Table 156–3 summarizes the guidelines for tetanus immunization and tetanus prophylaxis in wound management.¹⁹ Only about 60% of patients with an acute injury who seek medical care receive appropriate tetanus wound prophylaxis.² Table 156–2 summarizes the management of tetanus.

Adverse reactions following tetanus immunization include erythema, induration, and pain at the injection site. Local reactions are common and usually self-limited. Exaggerated local reactions (Arthus reactions) occur occasionally after tetanus toxoid and involve extensive pain and swelling of the entire extremity. Arthus reactions occur most often in adults with high serum tetanus antitoxin levels who have received frequent doses of tetanus toxoid, the reason this therapy is limited to 10-year intervals.
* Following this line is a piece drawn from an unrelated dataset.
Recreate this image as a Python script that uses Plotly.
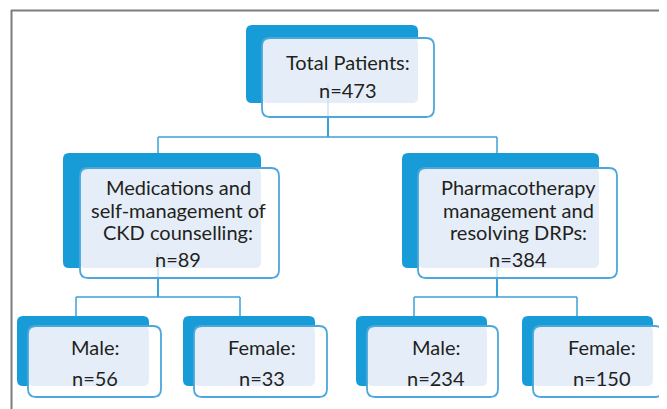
import plotly.graph_objects as go

# ---- data ----
node_titles = [
    "Total Patients:",
    "Medications and<br>self-management of<br>CKD counselling:",
    "Pharmacotherapy<br>management and<br>resolving DRPs:",
    "Male:",
    "Female:",
    "Male:",
    "Female:",
]
node_counts = [473, 89, 384, 56, 33, 234, 150]
node_parent = [None, 0, 0, 1, 1, 2, 2]

# ---- layout geometry (pixel space of the page) ----
W, H = 667, 409
OFF = 8  # default page body margin
geom = [
    dict(dark=(246, 25, 418, 103), light=(262, 38, 434, 117), tx=348, ty=62, cy=90, stem=328),
    dict(dark=(63, 153, 261, 268), light=(80, 168, 279, 278), tx=178, ty=209.5, cy=259, stem=158),
    dict(dark=(402, 153, 599, 268), light=(418, 168, 617, 278), tx=518, ty=209.5, cy=259, stem=497),
    dict(dark=(17, 316, 149, 386), light=(28, 326, 161, 397), tx=95, ty=347, cy=378, stem=76),
    dict(dark=(183, 316, 315, 386), light=(194, 326, 327, 397), tx=262, ty=347, cy=378, stem=240),
    dict(dark=(356, 316, 487, 386), light=(367, 326, 498, 397), tx=436, ty=347, cy=378, stem=414),
    dict(dark=(522, 316, 653, 386), light=(533, 326, 663, 397), tx=602, ty=347, cy=378, stem=577),
]
level_bar_y = {0: 137, 1: 297, 2: 297}
LINE_GAP = 22.5

DARK = "#189cd8"
BORDER = "#4ba7dc"
OVERLAP = "#e5eef8"
LINE = "#3aa2da"
FAINT = "#cfe2f3"
TEXT = "#231f20"
FONT = "Lato"
FSIZE = 20


def rrect(x0, y0, x1, y1, r):
    return (f"M {x0+r},{y0} L {x1-r},{y0} Q {x1},{y0} {x1},{y0+r} "
            f"L {x1},{y1-r} Q {x1},{y1} {x1-r},{y1} L {x0+r},{y1} "
            f"Q {x0},{y1} {x0},{y1-r} L {x0},{y0+r} Q {x0},{y0} {x0+r},{y0} Z")


shapes = []


def seg(x0, y0, x1, y1, color, width):
    shapes.append(dict(type="line", x0=x0, y0=y0, x1=x1, y1=y1,
                       line=dict(color=color, width=width), layer="above"))


# frame
seg(11, 10.5, W, 10.5, "#7d7d7d", 2)
seg(11.5, 10, 11.5, H, "#7d7d7d", 2)

# connectors
for p in sorted(set(x for x in node_parent if x is not None)):
    kids = [i for i, q in enumerate(node_parent) if q == p]
    g = geom[p]
    by = level_bar_y[p]
    seg(g["stem"], g["light"][3], g["stem"], by, LINE, 2)
    xs = [geom[k]["stem"] for k in kids]
    seg(min(xs), by, max(xs), by, LINE, 1.5)
    for k in kids:
        seg(geom[k]["stem"], by, geom[k]["stem"], geom[k]["dark"][1], LINE, 1.5)

# boxes
for i, g in enumerate(geom):
    dx0, dy0, dx1, dy1 = g["dark"]
    lx0, ly0, lx1, ly1 = g["light"]
    shapes.append(dict(type="path", path=rrect(dx0, dy0, dx1, dy1, 6),
                       fillcolor=DARK, line=dict(width=0), layer="above"))
    shapes.append(dict(type="path", path=rrect(lx0, dy1 - 6, lx1, ly1, 8),
                       fillcolor="white", line=dict(width=0), layer="above"))
    shapes.append(dict(type="path", path=rrect(dx1 - 6, ly0, lx1, ly1, 8),
                       fillcolor="white", line=dict(width=0), layer="above"))
    shapes.append(dict(type="path", path=rrect(lx0, ly0, dx1, dy1, 6),
                       fillcolor=OVERLAP, line=dict(width=0), layer="above"))
    if i in (0, 1, 2):
        shapes.append(dict(type="line", x0=g["stem"], x1=g["stem"], y0=g["cy"] - 6, y1=ly1,
                           line=dict(color=FAINT, width=1.5), layer="above"))
    shapes.append(dict(type="path", path=rrect(lx0, ly0, lx1, ly1, 8),
                       fillcolor="rgba(0,0,0,0)", line=dict(color=BORDER, width=1.8),
                       layer="above"))

annotations = []
for i, g in enumerate(geom):
    lines = node_titles[i].split("<br>")
    n = len(lines)
    for j, ln in enumerate(lines):
        annotations.append(dict(x=g["tx"], y=g["ty"] + (j - (n - 1) / 2) * LINE_GAP, text=ln,
                                showarrow=False, xanchor="center", yanchor="middle",
                                font=dict(family=FONT, size=FSIZE, color=TEXT)))
    annotations.append(dict(x=g["tx"], y=g["cy"], text=f"n={node_counts[i]}", showarrow=False,
                            xanchor="center", yanchor="middle",
                            font=dict(family=FONT, size=FSIZE, color=TEXT)))

fig = go.Figure()
fig.add_trace(go.Scatter(x=[OFF, W], y=[OFF, H], mode="markers",
                         marker=dict(opacity=0), hoverinfo="skip", showlegend=False))
fig.update_layout(
    width=W - OFF, height=H - OFF, margin=dict(l=0, r=0, t=0, b=0),
    paper_bgcolor="white", plot_bgcolor="white",
    xaxis=dict(range=[OFF, W], visible=False, fixedrange=True),
    yaxis=dict(range=[H, OFF], visible=False, fixedrange=True),
    shapes=shapes, annotations=annotations, showlegend=False,
)
fig.write_html("out.html")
Contraindications to Td or Tdap include a history of serious allergic reaction (respiratory compromise or cardiovascular collapse) to vaccine components. History of encephalopathy (e.g., coma or prolonged seizures) not attributable to an identifiable cause within 7 days of administration of a pertussis vaccine is a contraindication to Tdap. Reasons to defer Td or Tdap include Guillain-Barré syndrome ≤6 weeks after a previous dose of tetanus toxoid-containing vaccine, moderate to severe acute illness, unstable neurologic condition, or history of an Arthus hypersensitivity reaction to a tetanus toxoid–containing vaccine administered <10 years previously.¹⁹ If tetanus toxoid is contraindicated, consider passive immunization with tetanus immunoglobulin.